▶ [What the task requires]
Extract the data exactly, missing nothing.

• • • •

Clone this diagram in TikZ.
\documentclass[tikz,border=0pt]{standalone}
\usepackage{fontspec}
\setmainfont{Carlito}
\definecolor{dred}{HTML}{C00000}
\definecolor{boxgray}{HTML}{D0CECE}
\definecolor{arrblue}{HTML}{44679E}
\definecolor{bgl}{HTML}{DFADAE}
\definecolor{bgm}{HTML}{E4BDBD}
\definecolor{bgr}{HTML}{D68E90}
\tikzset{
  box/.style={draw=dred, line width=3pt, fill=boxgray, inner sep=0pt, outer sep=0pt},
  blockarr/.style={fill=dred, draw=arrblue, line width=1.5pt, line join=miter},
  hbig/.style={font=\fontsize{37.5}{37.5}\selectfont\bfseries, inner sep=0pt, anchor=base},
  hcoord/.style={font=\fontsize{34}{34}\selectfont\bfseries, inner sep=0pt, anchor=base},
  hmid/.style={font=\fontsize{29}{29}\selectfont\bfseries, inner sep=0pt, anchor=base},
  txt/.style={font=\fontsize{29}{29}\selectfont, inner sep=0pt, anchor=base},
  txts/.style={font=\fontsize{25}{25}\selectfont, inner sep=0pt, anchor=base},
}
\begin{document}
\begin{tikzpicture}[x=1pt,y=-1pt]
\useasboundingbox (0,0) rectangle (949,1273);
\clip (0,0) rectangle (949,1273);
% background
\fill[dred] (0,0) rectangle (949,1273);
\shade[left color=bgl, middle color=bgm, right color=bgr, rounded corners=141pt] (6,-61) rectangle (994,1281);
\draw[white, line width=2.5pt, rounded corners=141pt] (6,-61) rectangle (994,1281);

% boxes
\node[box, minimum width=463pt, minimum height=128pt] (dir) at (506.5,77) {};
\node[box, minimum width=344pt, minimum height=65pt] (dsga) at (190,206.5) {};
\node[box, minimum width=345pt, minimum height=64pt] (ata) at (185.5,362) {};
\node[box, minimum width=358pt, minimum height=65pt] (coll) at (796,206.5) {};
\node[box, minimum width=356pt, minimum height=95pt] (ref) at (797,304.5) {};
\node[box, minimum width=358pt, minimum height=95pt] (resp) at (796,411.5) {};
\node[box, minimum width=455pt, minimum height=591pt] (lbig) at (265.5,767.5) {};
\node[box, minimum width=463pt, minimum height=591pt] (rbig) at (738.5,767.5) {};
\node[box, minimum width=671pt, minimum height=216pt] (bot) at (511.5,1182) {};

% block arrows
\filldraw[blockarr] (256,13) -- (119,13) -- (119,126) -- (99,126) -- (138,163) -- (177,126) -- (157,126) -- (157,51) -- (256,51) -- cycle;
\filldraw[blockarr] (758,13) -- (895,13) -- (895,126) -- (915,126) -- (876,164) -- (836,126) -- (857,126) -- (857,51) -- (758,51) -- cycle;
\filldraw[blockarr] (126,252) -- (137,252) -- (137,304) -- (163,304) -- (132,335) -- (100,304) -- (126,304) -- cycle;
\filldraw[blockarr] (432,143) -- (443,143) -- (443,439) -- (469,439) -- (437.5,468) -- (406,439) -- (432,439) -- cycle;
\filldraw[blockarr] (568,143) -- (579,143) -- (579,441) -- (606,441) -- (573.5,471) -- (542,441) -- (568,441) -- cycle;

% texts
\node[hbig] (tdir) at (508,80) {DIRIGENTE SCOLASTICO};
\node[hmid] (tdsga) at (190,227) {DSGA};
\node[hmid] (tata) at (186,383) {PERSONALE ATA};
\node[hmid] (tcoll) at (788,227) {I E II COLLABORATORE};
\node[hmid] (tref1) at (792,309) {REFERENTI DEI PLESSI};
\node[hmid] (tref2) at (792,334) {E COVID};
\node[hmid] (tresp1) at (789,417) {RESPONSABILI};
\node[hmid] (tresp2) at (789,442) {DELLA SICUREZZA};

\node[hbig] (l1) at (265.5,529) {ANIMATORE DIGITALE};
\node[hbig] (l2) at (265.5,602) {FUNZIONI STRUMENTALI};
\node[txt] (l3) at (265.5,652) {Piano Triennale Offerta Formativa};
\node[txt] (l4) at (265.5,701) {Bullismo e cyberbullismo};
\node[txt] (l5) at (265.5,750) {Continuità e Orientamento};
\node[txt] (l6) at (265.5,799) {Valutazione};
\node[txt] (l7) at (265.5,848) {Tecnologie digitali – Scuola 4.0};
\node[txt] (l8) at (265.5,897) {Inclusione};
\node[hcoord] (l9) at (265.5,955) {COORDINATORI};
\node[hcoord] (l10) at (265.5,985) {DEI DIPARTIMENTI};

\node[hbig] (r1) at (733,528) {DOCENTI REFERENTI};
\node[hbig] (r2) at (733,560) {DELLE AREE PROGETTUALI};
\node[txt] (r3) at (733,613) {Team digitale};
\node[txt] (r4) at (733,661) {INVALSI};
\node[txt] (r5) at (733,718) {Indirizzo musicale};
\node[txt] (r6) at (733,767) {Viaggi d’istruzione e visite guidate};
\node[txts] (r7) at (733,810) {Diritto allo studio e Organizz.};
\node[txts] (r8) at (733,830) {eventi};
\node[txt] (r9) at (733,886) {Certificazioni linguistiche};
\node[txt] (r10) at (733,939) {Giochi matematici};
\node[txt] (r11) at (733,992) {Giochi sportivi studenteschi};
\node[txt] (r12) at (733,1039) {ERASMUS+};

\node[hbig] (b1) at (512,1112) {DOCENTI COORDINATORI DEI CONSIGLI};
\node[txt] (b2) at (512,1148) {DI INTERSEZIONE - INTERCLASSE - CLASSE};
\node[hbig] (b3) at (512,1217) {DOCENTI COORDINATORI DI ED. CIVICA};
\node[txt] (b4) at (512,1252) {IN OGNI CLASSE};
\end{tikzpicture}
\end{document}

• • • •

▶ [Completed task]
Clone this diagram in TikZ.
\documentclass[tikz,border=0pt]{standalone}
\usepackage{fontspec}
\setmainfont{Carlito}
\definecolor{dred}{HTML}{C00000}
\definecolor{boxgray}{HTML}{D0CECE}
\definecolor{arrblue}{HTML}{44679E}
\definecolor{bgl}{HTML}{DFADAE}
\definecolor{bgm}{HTML}{E4BDBD}
\definecolor{bgr}{HTML}{D68E90}
\tikzset{
  box/.style={draw=dred, line width=3pt, fill=boxgray, inner sep=0pt, outer sep=0pt},
  blockarr/.style={fill=dred, draw=arrblue, line width=1.5pt, line join=miter},
  hbig/.style={font=\fontsize{37.5}{37.5}\selectfont\bfseries, inner sep=0pt, anchor=base},
  hcoord/.style={font=\fontsize{34}{34}\selectfont\bfseries, inner sep=0pt, anchor=base},
  hmid/.style={font=\fontsize{29}{29}\selectfont\bfseries, inner sep=0pt, anchor=base},
  txt/.style={font=\fontsize{29}{29}\selectfont, inner sep=0pt, anchor=base},
  txts/.style={font=\fontsize{25}{25}\selectfont, inner sep=0pt, anchor=base},
}
\begin{document}
\begin{tikzpicture}[x=1pt,y=-1pt]
\useasboundingbox (0,0) rectangle (949,1273);
\clip (0,0) rectangle (949,1273);
% background
\fill[dred] (0,0) rectangle (949,1273);
\shade[left color=bgl, middle color=bgm, right color=bgr, rounded corners=141pt] (6,-61) rectangle (994,1281);
\draw[white, line width=2.5pt, rounded corners=141pt] (6,-61) rectangle (994,1281);

% boxes
\node[box, minimum width=463pt, minimum height=128pt] (dir) at (506.5,77) {};
\node[box, minimum width=344pt, minimum height=65pt] (dsga) at (190,206.5) {};
\node[box, minimum width=345pt, minimum height=64pt] (ata) at (185.5,362) {};
\node[box, minimum width=358pt, minimum height=65pt] (coll) at (796,206.5) {};
\node[box, minimum width=356pt, minimum height=95pt] (ref) at (797,304.5) {};
\node[box, minimum width=358pt, minimum height=95pt] (resp) at (796,411.5) {};
\node[box, minimum width=455pt, minimum height=591pt] (lbig) at (265.5,767.5) {};
\node[box, minimum width=463pt, minimum height=591pt] (rbig) at (738.5,767.5) {};
\node[box, minimum width=671pt, minimum height=216pt] (bot) at (511.5,1182) {};

% block arrows
\filldraw[blockarr] (256,13) -- (119,13) -- (119,126) -- (99,126) -- (138,163) -- (177,126) -- (157,126) -- (157,51) -- (256,51) -- cycle;
\filldraw[blockarr] (758,13) -- (895,13) -- (895,126) -- (915,126) -- (876,164) -- (836,126) -- (857,126) -- (857,51) -- (758,51) -- cycle;
\filldraw[blockarr] (126,252) -- (137,252) -- (137,304) -- (163,304) -- (132,335) -- (100,304) -- (126,304) -- cycle;
\filldraw[blockarr] (432,143) -- (443,143) -- (443,439) -- (469,439) -- (437.5,468) -- (406,439) -- (432,439) -- cycle;
\filldraw[blockarr] (568,143) -- (579,143) -- (579,441) -- (606,441) -- (573.5,471) -- (542,441) -- (568,441) -- cycle;

% texts
\node[hbig] (tdir) at (508,80) {DIRIGENTE SCOLASTICO};
\node[hmid] (tdsga) at (190,227) {DSGA};
\node[hmid] (tata) at (186,383) {PERSONALE ATA};
\node[hmid] (tcoll) at (788,227) {I E II COLLABORATORE};
\node[hmid] (tref1) at (792,309) {REFERENTI DEI PLESSI};
\node[hmid] (tref2) at (792,334) {E COVID};
\node[hmid] (tresp1) at (789,417) {RESPONSABILI};
\node[hmid] (tresp2) at (789,442) {DELLA SICUREZZA};

\node[hbig] (l1) at (265.5,529) {ANIMATORE DIGITALE};
\node[hbig] (l2) at (265.5,602) {FUNZIONI STRUMENTALI};
\node[txt] (l3) at (265.5,652) {Piano Triennale Offerta Formativa};
\node[txt] (l4) at (265.5,701) {Bullismo e cyberbullismo};
\node[txt] (l5) at (265.5,750) {Continuità e Orientamento};
\node[txt] (l6) at (265.5,799) {Valutazione};
\node[txt] (l7) at (265.5,848) {Tecnologie digitali – Scuola 4.0};
\node[txt] (l8) at (265.5,897) {Inclusione};
\node[hcoord] (l9) at (265.5,955) {COORDINATORI};
\node[hcoord] (l10) at (265.5,985) {DEI DIPARTIMENTI};

\node[hbig] (r1) at (733,528) {DOCENTI REFERENTI};
\node[hbig] (r2) at (733,560) {DELLE AREE PROGETTUALI};
\node[txt] (r3) at (733,613) {Team digitale};
\node[txt] (r4) at (733,661) {INVALSI};
\node[txt] (r5) at (733,718) {Indirizzo musicale};
\node[txt] (r6) at (733,767) {Viaggi d’istruzione e visite guidate};
\node[txts] (r7) at (733,810) {Diritto allo studio e Organizz.};
\node[txts] (r8) at (733,830) {eventi};
\node[txt] (r9) at (733,886) {Certificazioni linguistiche};
\node[txt] (r10) at (733,939) {Giochi matematici};
\node[txt] (r11) at (733,992) {Giochi sportivi studenteschi};
\node[txt] (r12) at (733,1039) {ERASMUS+};

\node[hbig] (b1) at (512,1112) {DOCENTI COORDINATORI DEI CONSIGLI};
\node[txt] (b2) at (512,1148) {DI INTERSEZIONE - INTERCLASSE - CLASSE};
\node[hbig] (b3) at (512,1217) {DOCENTI COORDINATORI DI ED. CIVICA};
\node[txt] (b4) at (512,1252) {IN OGNI CLASSE};
\end{tikzpicture}
\end{document}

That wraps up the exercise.